USA Today on the Importance of the Supreme Court for the GOP

October 25th, 2015

Richard Wolf explains in the USA Today why the Supreme Court energizes Republicans far more than Democrats, with quotes from me, Carrie Severino, and Ian Millhiser.

In recent years and during the current presidential primary campaigns, Republicans and conservatives act as if they have the most at stake, while Democrats and liberals appear more sanguine — even though the court remains largely conservative.  …

“Kennedy was a compromise vote that has haunted the Republican Party for 30 years,” says Josh Blackman, a constitutional law professor at South Texas College of Law.

Richard also builds on a point that Randy Barnett and I made in the Weekly Standard–that if the President and Senate are not controlled by the same party, there is the distinct possibility that a seat may remain vacant.

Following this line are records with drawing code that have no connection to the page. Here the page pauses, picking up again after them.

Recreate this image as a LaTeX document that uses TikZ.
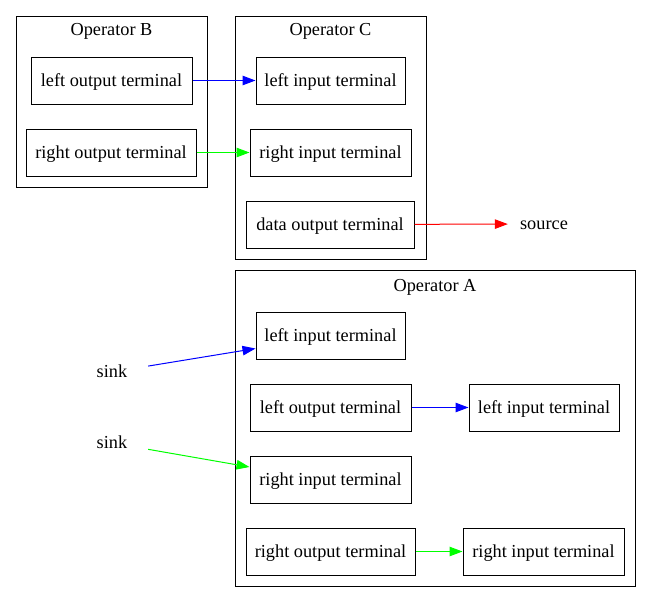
\documentclass[tikz,border=0pt]{standalone}
\usepackage{fontspec}
\setmainfont{Liberation Serif}
\usetikzlibrary{arrows.meta}
\begin{document}
\begin{tikzpicture}[x=1pt,y=-1pt,
  every node/.style={font=\fontsize{18.3}{20}\selectfont, text height=13pt, text depth=2pt},
  term/.style={draw, line width=1pt, minimum height=47pt, inner sep=0pt},
  cluster/.style={draw, line width=1pt},
  clabel/.style={inner sep=0pt},
  free/.style={circle, minimum size=73pt, inner sep=0pt},
  edge/.style={line width=1pt, -{Triangle[length=13pt,width=9.5pt]}}]
\useasboundingbox (0,0) rectangle (651,603);
% clusters
\draw[cluster] (16,16) rectangle (207,187);
\node[clabel] (labB) at (111.5,29.5) {Operator B};
\draw[cluster] (235,16) rectangle (426,259);
\node[clabel] (labC) at (330.5,29.5) {Operator C};
\draw[cluster] (235,270) rectangle (635,586);
\node[clabel] (labA) at (435,285.5) {Operator A};
% Operator B
\node[term, minimum width=161pt] (Blo) at (111.5,80.5) {left output terminal};
\node[term, minimum width=170pt] (Bro) at (111,152.5) {right output terminal};
% Operator C
\node[term, minimum width=149pt] (Cli) at (330.5,80.5) {left input terminal};
\node[term, minimum width=161pt] (Cri) at (330.5,152.5) {right input terminal};
\node[term, minimum width=168pt] (Cdo) at (330,224.5) {data output terminal};
\node[inner sep=0pt, minimum width=72pt, minimum height=36pt] (src) at (544,224) {source};
% Operator A
\node[term, minimum width=149pt] (Ali) at (330.5,335.5) {left input terminal};
\node[term, minimum width=161pt] (Alo) at (330.5,407.5) {left output terminal};
\node[term, minimum width=150pt] (Ali2) at (544,407.5) {left input terminal};
\node[term, minimum width=161pt] (Ari) at (330.5,479.5) {right input terminal};
\node[term, minimum width=169pt] (Aro) at (330.5,551.5) {right output terminal};
\node[term, minimum width=161pt] (Ari2) at (543.5,551.5) {right input terminal};
% sinks
\node[free] (s1) at (112,372) {sink};
\node[free] (s2) at (112,443) {sink};
% edges
\draw[edge, blue] (Blo) -- (Cli);
\draw[edge, green] (Bro) -- (Cri);
\draw[edge, red] (Cdo) -- (src);
\draw[edge, blue] (Alo) -- (Ali2);
\draw[edge, green] (Aro) -- (Ari2);
\draw[edge, blue] (s1) -- (Ali.west|-0,348.5);
\draw[edge, green] (s2) -- (Ari.west|-0,467);
\end{tikzpicture}
\end{document}
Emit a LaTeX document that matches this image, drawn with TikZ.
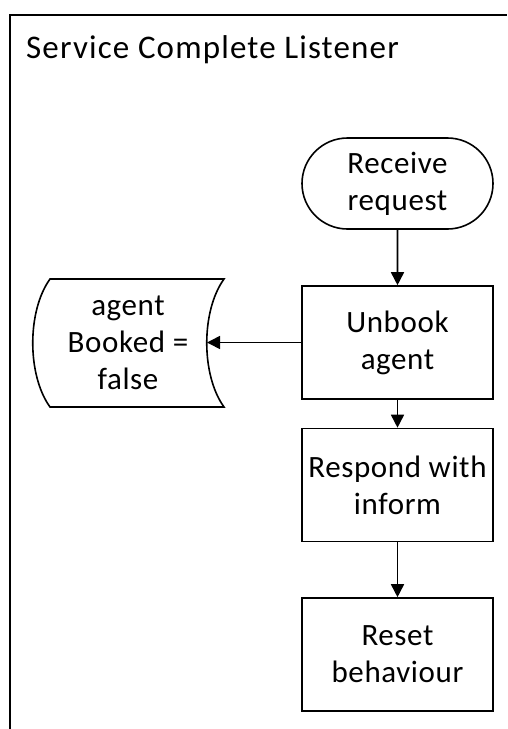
\documentclass[tikz,border=0pt]{standalone}
\usepackage{fontspec}
\setmainfont{Carlito}
\usetikzlibrary{arrows.meta,shapes.misc}
\tikzset{
  flow/.style={line width=1.6pt},
  proc/.style={flow,draw,minimum width=191pt,minimum height=113pt,align=center,inner sep=0pt},
  term/.style={flow,draw,rounded rectangle,minimum width=191pt,minimum height=91pt,align=center,inner sep=0pt},
  txt/.style={align=center,font=\fontsize{31}{37}\selectfont\addfontfeatures{LetterSpace=2}},
  link/.style={flow,-{Triangle[length=13pt,width=13pt]}}
}
\begin{document}
\begin{tikzpicture}[x=1pt,y=-1pt]
\useasboundingbox (0,0) rectangle (507,729);
% swimlane frame
\draw[line width=1.8pt] (10,729) -- (10,15) -- (507,15);
\node[anchor=base west,font=\fontsize{33}{37}\selectfont\addfontfeatures{LetterSpace=3.5},inner sep=0pt] (title) at (26,58) {Service Complete Listener};
% flow nodes
\node[term,txt] (recv) at (397.5,183.5) {Receive\\request};
\node[proc,txt] (unbook) at (397.5,342.5) {Unbook\\agent};
\node[proc,txt] (respond) at (397.5,485) {Respond with\\inform};
\node[proc,txt] (reset) at (397.5,654.5) {Reset\\behaviour};
% stored data shape
\draw[flow] (50,279) -- (224,279) .. controls (201,311) and (201,375) .. (224,407)
  -- (50,407) .. controls (27,375) and (27,311) .. (50,279) -- cycle;
\coordinate (storein) at (207,342.5);
\node[txt] (store) at (128,342.5) {agent\\Booked =\\false};
% connectors
\draw[link] (recv) -- (unbook);
\draw[link] (unbook) -- (respond);
\draw[link] (respond) -- (reset);
\draw[link] (unbook.west) -- (storein);
\end{tikzpicture}
\end{document}
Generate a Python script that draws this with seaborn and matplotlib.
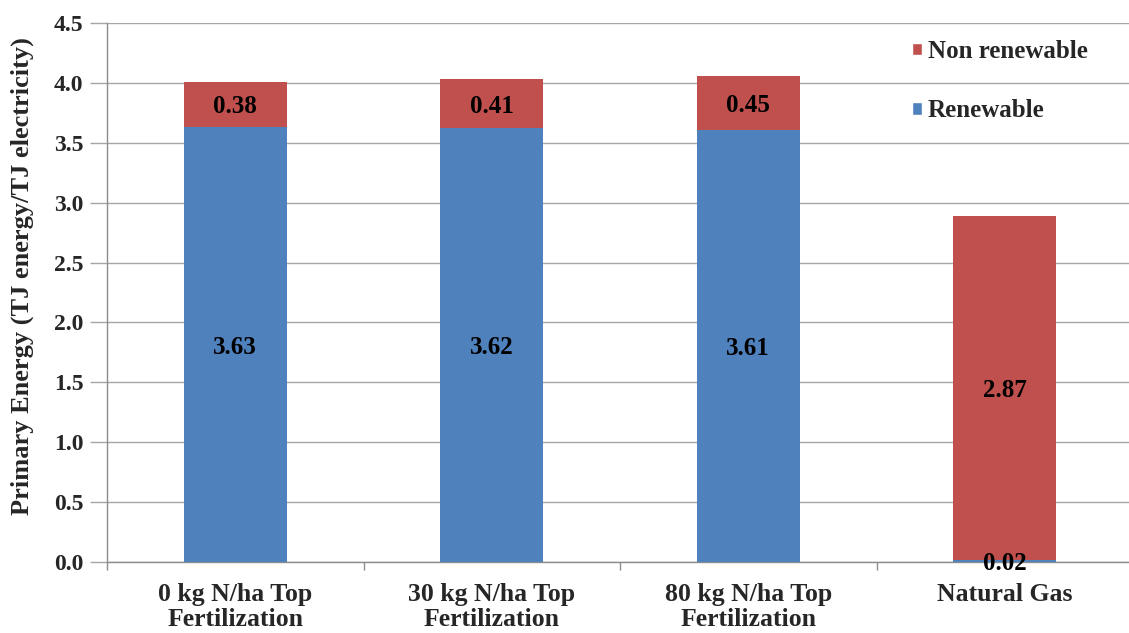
import numpy as np
import pandas as pd
import matplotlib
matplotlib.use("Agg")
import matplotlib.pyplot as plt
import seaborn as sns
from matplotlib.patches import Patch
from matplotlib.ticker import FixedLocator

categories = ["0 kg N/ha Top\nFertilization", "30 kg N/ha Top\nFertilization",
              "80 kg N/ha Top\nFertilization", "Natural Gas"]
renewable = [3.63, 3.62, 3.61, 0.02]
non_renewable = [0.38, 0.41, 0.45, 2.87]
y_ticks = [0.0, 0.5, 1.0, 1.5, 2.0, 2.5, 3.0, 3.5, 4.0, 4.5]

BLUE = "#4F81BD"
RED = "#C0504D"
GRID = "#A6A6A6"
AXIS = "#8C8C8C"

sns.set_theme(style="white")
plt.rcParams["font.family"] = ["Liberation Serif", "DejaVu Serif"]
plt.rcParams["font.weight"] = "bold"

df = pd.DataFrame({
    "category": categories,
    "renewable": renewable,
    "non_renewable": non_renewable,
})
df["total"] = df["renewable"] + df["non_renewable"]

fig = plt.figure(figsize=(11.29, 6.33), dpi=100)
ax = fig.add_axes([107 / 1129, 1 - 562 / 633, (1133 - 107) / 1129, (562 - 23) / 633])

# stacked bars: full height in red, renewable share drawn over it in blue
sns.barplot(data=df, x="category", y="total", color=RED, saturation=1,
            width=0.4, ax=ax, zorder=2)
sns.barplot(data=df, x="category", y="renewable", color=BLUE, saturation=1,
            width=0.4, ax=ax, zorder=3)
for p in ax.patches:
    p.set_edgecolor("none")

ax.set_xlim(-0.5, 3.5)
ax.set_ylim(0, 4.5)
ax.set_yticks(y_ticks)
ax.set_yticklabels([f"{v:.1f}" for v in y_ticks])
ax.grid(axis="y", color=GRID, linewidth=1.0, zorder=0)
ax.set_axisbelow(True)

ax.set_xlabel("")
ax.set_ylabel("Primary Energy (TJ energy/TJ electricity)", fontsize=19,
              fontweight="bold")
ax.yaxis.set_label_coords(-0.071, 0.53)

ax.tick_params(axis="x", which="major", length=0, pad=15, labelsize=18.5)
ax.xaxis.set_minor_locator(FixedLocator([-0.5, 0.5, 1.5, 2.5, 3.5]))
ax.tick_params(axis="x", which="minor", length=6, width=1, color=AXIS,
               bottom=True)
ax.tick_params(axis="y", length=12.5, width=1, color=GRID, labelsize=17,
               left=True, pad=4.5)
for lbl in ax.get_xticklabels() + ax.get_yticklabels():
    lbl.set_fontweight("bold")
for lbl in ax.get_xticklabels():
    lbl.set_linespacing(1.1)

for side in ["top", "right"]:
    ax.spines[side].set_visible(False)
for side in ["left", "bottom"]:
    ax.spines[side].set_color(AXIS)
    ax.spines[side].set_linewidth(1.0)

# value labels centred in each segment
for i, (r, n) in enumerate(zip(renewable, non_renewable)):
    ax.text(i, r / 2, f"{r:.2f}", ha="center", va="center_baseline",
            fontsize=18, fontweight="bold", color="black", zorder=5)
    ax.text(i, r + n / 2, f"{n:.2f}", ha="center", va="center_baseline",
            fontsize=18, fontweight="bold", color="black", zorder=5)

handles = [Patch(facecolor=RED, label="Non renewable"),
           Patch(facecolor=BLUE, label="Renewable")]
leg = ax.legend(handles=handles, loc="upper left",
                bbox_to_anchor=((889 - 107) / (1133 - 107), 1.01),
                frameon=False, fontsize=18, handlelength=0.4, handleheight=0.4,
                handletextpad=0.25, labelspacing=1.45)
for t in leg.get_texts():
    t.set_fontweight("bold")

fig.savefig("out.png", dpi=100)
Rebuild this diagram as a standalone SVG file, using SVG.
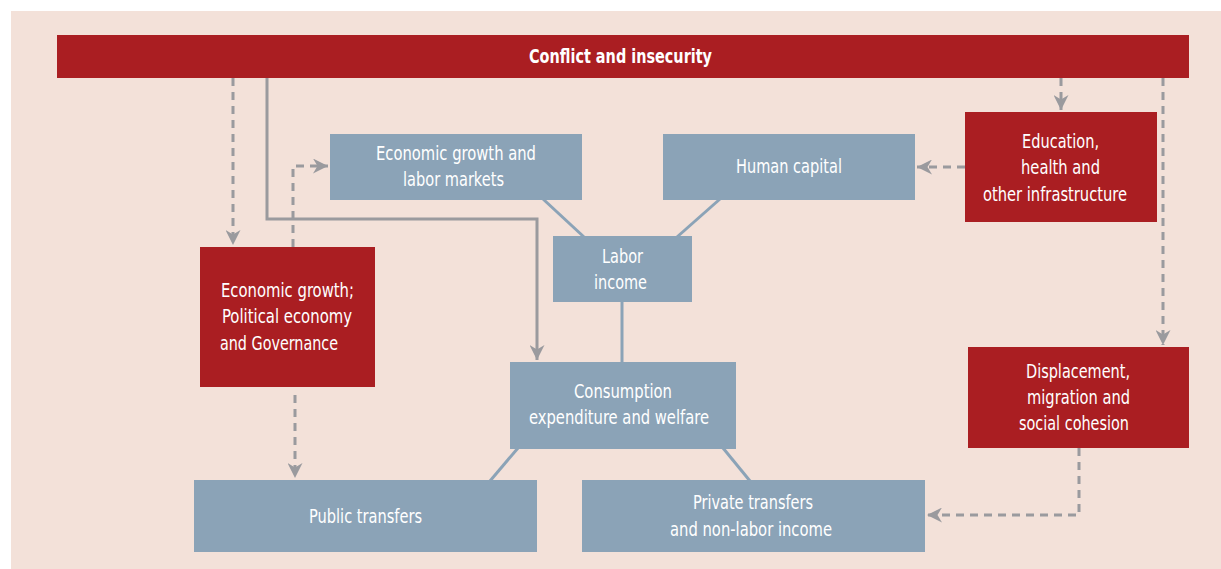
<svg xmlns="http://www.w3.org/2000/svg" width="1221" height="569" viewBox="0 0 1221 569">
  <defs>
    <style>
      .red { fill: #AA1E22; }
      .blue { fill: #8BA3B7; }
      .lbl { font-family: "DejaVu Sans Condensed", "Liberation Sans", sans-serif; font-size: 20px; fill: #FFFFFF; }
      .title { font-family: "DejaVu Sans Condensed", "Liberation Sans", sans-serif; font-size: 20px; font-weight: bold; fill: #FFFFFF; }
      .dash { fill: none; stroke: #9A9A9E; stroke-width: 3; stroke-dasharray: 8 6; }
      .solid { fill: none; stroke: #9A9A9E; stroke-width: 3; }
      .link { fill: none; stroke: #8BA3B7; stroke-width: 3; }
    </style>
    <marker id="arr" viewBox="0 0 10 10" refX="10" refY="5" markerWidth="5" markerHeight="5" markerUnits="strokeWidth" orient="auto">
      <path d="M0,0 L10,5 L0,10 L3,5 Z" fill="#9A9A9E"/>
    </marker>
  </defs>

  <!-- panel background -->
  <rect x="11" y="11" width="1210" height="558" fill="#F3E1D9"/>

  <!-- connectors -->
  <g id="connectors">
    <path class="dash" d="M233,78 V245" marker-end="url(#arr)"/>
    <path class="solid" d="M267,78 V219 H537 V360" marker-end="url(#arr)"/>
    <path class="dash" d="M293,247 V166 H328" marker-end="url(#arr)"/>
    <path class="dash" d="M295,395 V478" marker-end="url(#arr)"/>
    <path class="dash" d="M1061,78 V110" marker-end="url(#arr)"/>
    <path class="dash" d="M1163,78 V345" marker-end="url(#arr)"/>
    <path class="dash" d="M965,167 H917" marker-end="url(#arr)"/>
    <path class="dash" d="M1079,448 V515 H927" marker-end="url(#arr)"/>
    <path class="link" d="M543,199 L584,237"/>
    <path class="link" d="M720,199 L677,237"/>
    <path class="link" d="M622,301 V363"/>
    <path class="link" d="M518,448 L490,481"/>
    <path class="link" d="M723,448 L750,481"/>
  </g>

  <g id="conflict">
    <rect class="red" x="57" y="35" width="1132" height="43"/>
    <text class="title" x="529" y="63" textLength="183" lengthAdjust="spacingAndGlyphs">Conflict and insecurity</text>
  </g>

  <g id="econ-labor">
    <rect class="blue" x="330" y="134" width="252" height="66"/>
    <text class="lbl" x="376" y="160" textLength="160" lengthAdjust="spacingAndGlyphs">Economic growth and</text>
    <text class="lbl" x="403" y="186" textLength="101" lengthAdjust="spacingAndGlyphs">labor markets</text>
  </g>

  <g id="human-capital">
    <rect class="blue" x="663" y="134" width="252" height="66"/>
    <text class="lbl" x="736" y="173" textLength="106" lengthAdjust="spacingAndGlyphs">Human capital</text>
  </g>

  <g id="labor-income">
    <rect class="blue" x="553" y="236" width="139" height="66"/>
    <text class="lbl" x="602" y="263" textLength="41" lengthAdjust="spacingAndGlyphs">Labor</text>
    <text class="lbl" x="594" y="289" textLength="53" lengthAdjust="spacingAndGlyphs">income</text>
  </g>

  <g id="consumption">
    <rect class="blue" x="510" y="362" width="226" height="87"/>
    <text class="lbl" x="574" y="398" textLength="98" lengthAdjust="spacingAndGlyphs">Consumption</text>
    <text class="lbl" x="529" y="424" textLength="180" lengthAdjust="spacingAndGlyphs">expenditure and welfare</text>
  </g>

  <g id="growth-governance">
    <rect class="red" x="200" y="247" width="175" height="140"/>
    <text class="lbl" x="221" y="297" textLength="133" lengthAdjust="spacingAndGlyphs">Economic growth;</text>
    <text class="lbl" x="222" y="323" textLength="130" lengthAdjust="spacingAndGlyphs">Political economy</text>
    <text class="lbl" x="220" y="350" textLength="118" lengthAdjust="spacingAndGlyphs">and Governance</text>
  </g>

  <g id="public-transfers">
    <rect class="blue" x="194" y="480" width="343" height="72"/>
    <text class="lbl" x="309" y="523" textLength="113" lengthAdjust="spacingAndGlyphs">Public transfers</text>
  </g>

  <g id="private-transfers">
    <rect class="blue" x="582" y="480" width="343" height="72"/>
    <text class="lbl" x="693" y="509" textLength="120" lengthAdjust="spacingAndGlyphs">Private transfers</text>
    <text class="lbl" x="670" y="536" textLength="162" lengthAdjust="spacingAndGlyphs">and non-labor income</text>
  </g>

  <g id="education">
    <rect class="red" x="965" y="112" width="192" height="110"/>
    <text class="lbl" x="1022" y="148" textLength="77" lengthAdjust="spacingAndGlyphs">Education,</text>
    <text class="lbl" x="1021" y="174" textLength="79" lengthAdjust="spacingAndGlyphs">health and</text>
    <text class="lbl" x="983" y="201" textLength="144" lengthAdjust="spacingAndGlyphs">other infrastructure</text>
  </g>

  <g id="displacement">
    <rect class="red" x="968" y="347" width="221" height="101"/>
    <text class="lbl" x="1026" y="378" textLength="104" lengthAdjust="spacingAndGlyphs">Displacement,</text>
    <text class="lbl" x="1027" y="404" textLength="103" lengthAdjust="spacingAndGlyphs">migration and</text>
    <text class="lbl" x="1019" y="430" textLength="110" lengthAdjust="spacingAndGlyphs">social cohesion</text>
  </g>
</svg>
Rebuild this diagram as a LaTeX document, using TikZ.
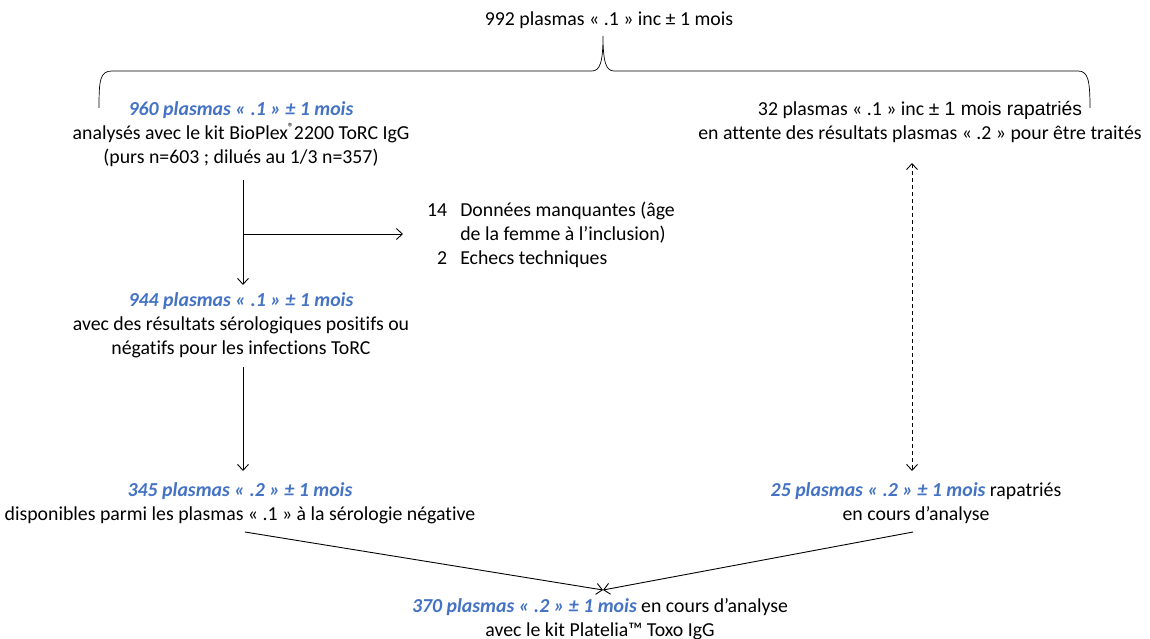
\documentclass[tikz,border=0pt]{standalone}
\usepackage{fontspec}
\setmainfont{Carlito}[Ligatures={NoCommon}]
\newfontfamily\arialf{Liberation Sans}
\usetikzlibrary{arrows.meta}
\definecolor{hblue}{HTML}{4472C4}
\newcommand{\hl}[1]{{\color{hblue}\bfseries\itshape #1}}
\newcommand{\regmark}{\raisebox{0.4em}{\scalebox{0.6}{®}}}
\begin{document}
\begin{tikzpicture}[x=1pt,y=-1pt,
  txt/.style={inner sep=0pt,align=center,font=\fontsize{19.8}{24}\selectfont},
  arr/.style={draw,line width=0.9pt,-{Straight Barb[length=6pt,width=11pt]}},
  darr/.style={draw,line width=0.9pt,dashed,dash pattern=on 4pt off 3pt,{Straight Barb[length=6pt,width=11pt]}-{Straight Barb[length=6pt,width=11pt]}},
  brace/.style={draw,line width=0.7pt}]
\useasboundingbox (0,0) rectangle (1150,639);
\node[txt] (top) at (609,20) {992 plasmas « .1 » inc ± 1 mois};
\draw[brace] (99,108) .. controls (99,80) and (100,71) .. (112,71) -- (592,71)
  .. controls (600,71) and (603,62) .. (603,36)
  .. controls (603,62) and (606,71) .. (614,71) -- (1078,71)
  .. controls (1088,71) and (1090,80) .. (1090,108);
\node[txt] (n960) at (241,134) {\hl{960 plasmas « .1 » ± 1 mois}\\analysés avec le kit BioPlex\regmark2200 ToRC IgG\\(purs n=603 ; dilués au 1/3 n=357)};
\node[txt] (n32) at (920,122) {32 plasmas « .1 » inc {\arialf\fontsize{19.3}{24}\selectfont ± 1 mois rapatriés}\\en attente des résultats plasmas « .2 » pour être traités};
\node[txt,anchor=north west] (miss) at (427,199) {\begin{tabular}{@{}r@{\hspace{13pt}}l@{}}14 & Données manquantes (âge\\ & de la femme à l’inclusion)\\2 & Echecs techniques\end{tabular}};
\node[txt] (n944) at (241,325) {\hl{944 plasmas « .1 » ± 1 mois}\\avec des résultats sérologiques positifs ou\\négatifs pour les infections ToRC};
\node[txt] (n345) at (240,503) {\hl{345 plasmas « .2 » ± 1 mois}\\disponibles parmi les plasmas « .1 » à la sérologie négative};
\node[txt] (n25) at (916,503) {\hl{25 plasmas « .2 » ± 1 mois} rapatriés\\en cours d’analyse};
\node[txt] (n370) at (600,619) {\hl{370 plasmas « .2 » ± 1 mois} en cours d’analyse\\avec le kit Platelia™ Toxo IgG};
\coordinate (a1) at (243,180);
\coordinate (a2) at (243,285);
\coordinate (b1) at (243,234);
\coordinate (b2) at (403,234);
\coordinate (c1) at (243,367);
\coordinate (c2) at (243,471);
\coordinate (d1) at (912,163);
\coordinate (d2) at (912,471);
\coordinate (e1) at (245,532);
\coordinate (e2) at (913,532);
\coordinate (f) at (603,590);
\path[arr] (a1) -- (a2);
\path[arr] (b1) -- (b2);
\path[arr] (c1) -- (c2);
\path[darr] (d1) -- (d2);
\path[arr] (e1) -- (f);
\path[arr] (e2) -- (f);
\end{tikzpicture}
\end{document}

Many experts foresee three scenarios for the next Supreme Court nomination battle: Either a Senate controlled by the president’s party confirms the nominee by doing away with rules allowing the minority to filibuster, or a Senate ruled by the opposition forces the president to name a moderate or blocks any appointment until the next election. That last scenario could leave the court with only eight members for a protracted period.

“It’s very likely that that seat just stays vacant until there’s unified control” of the White House and Senate, says Ian Millhiser, senior fellow at the liberal Center for American Progress Action Fund. Blackman, a conservative, agrees. “We should be prepared to consider leaving a seat vacant,” he says.

I am working on a longer piece on the empty-seat, or what I’ve started to call on the stump the “Clint Eastwood Option.”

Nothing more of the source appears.